Mark Roberts said that given that the Board is likely to deny the application if voting today, he would request a deferral until such time that the court rules in favor of one party or it is requested by the Chaloub’s to be brought to a vote.
Assistant Planning and Zoning Administrator R.J. Moore said that since adoption of the farmstead split ordinance in December of 2000, when they talk to property owners with large areas of land who are thinking about dividing it, they advise them to decide who will get the farmstead split. Stutsman recommended that they be given something in writing. Planning and Zoning Administrator Rick Dvorak said that it is put into the subdivider’s agreement that goes with the abstract that it will be the only split on the farm.
Motion by Neuzil, second by Harney, to defer Application S05033 and continue the public hearing indefinitely until the matter is resolved in court or is brought before the Board at the request of the applicant.
Public Hearing closed at 9:56 a.m.
Motion by Stutsman, second by Sullivan, to approve and authorize the Chairperson to award South Gilbert Street/Sand Road Improvements--Napoleon Lane to Sycamore Street Project to Metro Pavers, Inc., Iowa City, Iowa.
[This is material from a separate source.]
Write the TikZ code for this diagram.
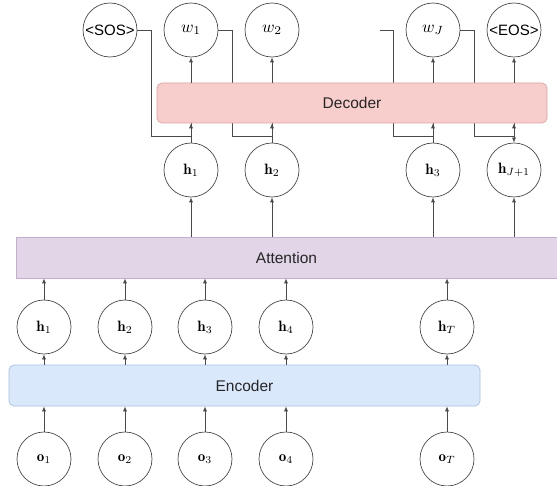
\documentclass[tikz,border=0pt]{standalone}
\usepackage{fontspec}
\newfontfamily\boxfont{Liberation Sans}
\usepackage{tikz}
\usetikzlibrary{arrows.meta}
\usetikzlibrary{calc}
\usetikzlibrary{backgrounds}
\usepackage{xcolor}
\definecolor{linegray}{HTML}{4A4A4A}
\definecolor{decfill}{HTML}{F8CECC}
\definecolor{decline}{HTML}{DDA3A1}
\definecolor{attfill}{HTML}{E1D5E7}
\definecolor{attline}{HTML}{C4ADD1}
\definecolor{encfill}{HTML}{DAE8FC}
\definecolor{encline}{HTML}{A7C0E2}
\newcommand{\vlab}[1]{\scalebox{1.5}{$#1$}}
\newcommand{\wlab}[1]{\scalebox{1.7}{$#1$}}
\tikzstyle{arrow} = [line width=0.7pt,draw=linegray,-{Latex[length=5pt,width=4pt]}]
\tikzstyle{dblarrow} = [line width=0.7pt,draw=linegray,{Latex[length=5pt,width=4pt]}-{Latex[length=5pt,width=4pt]}]
\tikzstyle{feed} = [line width=0.7pt,draw=linegray]
\tikzstyle{state} = [circle,draw=linegray,line width=0.7pt,fill=white,minimum size=54pt,inner sep=0pt]
\tikzstyle{token} = [state,font=\boxfont\fontsize{15}{17}\selectfont]
\tikzstyle{block} = [draw,line width=0.7pt,minimum height=41pt,inner sep=0pt,text=black!85,font=\boxfont\fontsize{15.5}{18}\selectfont]

\begin{document}
\begin{tikzpicture}[x=1pt,y=-1pt]
\useasboundingbox (0,0) rectangle (557,486);

\node[block,fill=encfill,draw=encline,rounded corners=5pt,minimum width=471pt] (enc) at (244.5,385.5) {Encoder};
\node[block,fill=attfill,draw=attline,minimum width=541pt] (att) at (286.5,257.5) {Attention};
\node[block,fill=decfill,draw=decline,rounded corners=5pt,minimum width=390pt,minimum height=40pt] (dec) at (352,103) {Decoder};

\foreach \i/\x/\s in {1/44/1,2/125/2,3/205/3,4/286/4,5/447/T}{
	\node[state] (o\i) at (\x,459) {\vlab{\mathbf{o}_{\s}}};
	\node[state] (h\i) at (\x,327) {\vlab{\mathbf{h}_{\s}}};
	\draw[arrow] (o\i) -- (o\i |- enc.south);
	\draw[arrow] (h\i |- enc.north) -- (h\i);
	\draw[arrow] (h\i) -- (h\i |- att.south);
}

\foreach \i/\x/\s in {1/191/1,2/272/2,3/433/3,4/514/{J+1}}{
	\node[state] (d\i) at (\x,170) {\vlab{\mathbf{h}_{\s}}};
	\draw[arrow] (d\i |- att.north) -- (d\i);
}
\draw[arrow] (d1) -- (d1 |- dec.south);
\draw[arrow] (d2) -- (d2 |- dec.south);
\draw[arrow] (d3) -- (d3 |- dec.south);
\draw[dblarrow] (d4) -- (d4 |- dec.south);

\node[token] (sos) at (110,30) {<SOS>};
\node[state] (w1) at (191,30) {\wlab{w_1}};
\node[state] (w2) at (272,30) {\wlab{w_2}};
\node[state] (wJ) at (433,30) {\wlab{w_J}};
\node[token] (eos) at (514,30) {<EOS>};
\coordinate (wprev) at (380,30);

\foreach \n in {w1,w2,wJ,eos}{
	\draw[arrow] (\n |- dec.north) -- (\n);
}

\begin{scope}[on background layer]
\fill[white] (0,0) rectangle (557,486);
\draw[feed] (sos.east) -- ++(14,0) |- ([yshift=6pt]d1.north) -- (d1.north |- dec.south);
\draw[feed] (w1.east) -- ++(14,0) |- ([yshift=6pt]d2.north) -- (d2.north |- dec.south);
\draw[feed] (wprev) -- ++(13,0) |- ([yshift=6pt]d3.north) -- (d3.north |- dec.south);
\draw[feed] (wJ.east) -- ++(14,0) |- ([yshift=6pt]d4.north) -- (d4.north |- dec.south);
\end{scope}
\end{tikzpicture}
\end{document}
Motion by Sullivan, second by Stutsman, to approve and authorize the Chairperson to sign the renewal and amendment to the contract for Fiscal Agent Services for Community Partnership.
Motion by Harney, second by Sullivan, to appoint Christopher Rossi, and Robert Conrad to the Johnson County Housing Task Force for unexpired terms ending June 30, 2006.
Adjourned to informal meeting at 10:00 a.m.
/s/ Mike Lehman, Chair, Board of Supervisors
Attest: Tom Slockett, Auditor
By Casie Kadlec, Recording Secretary
These minutes were sent for publication and formal approval on January 26, 2006.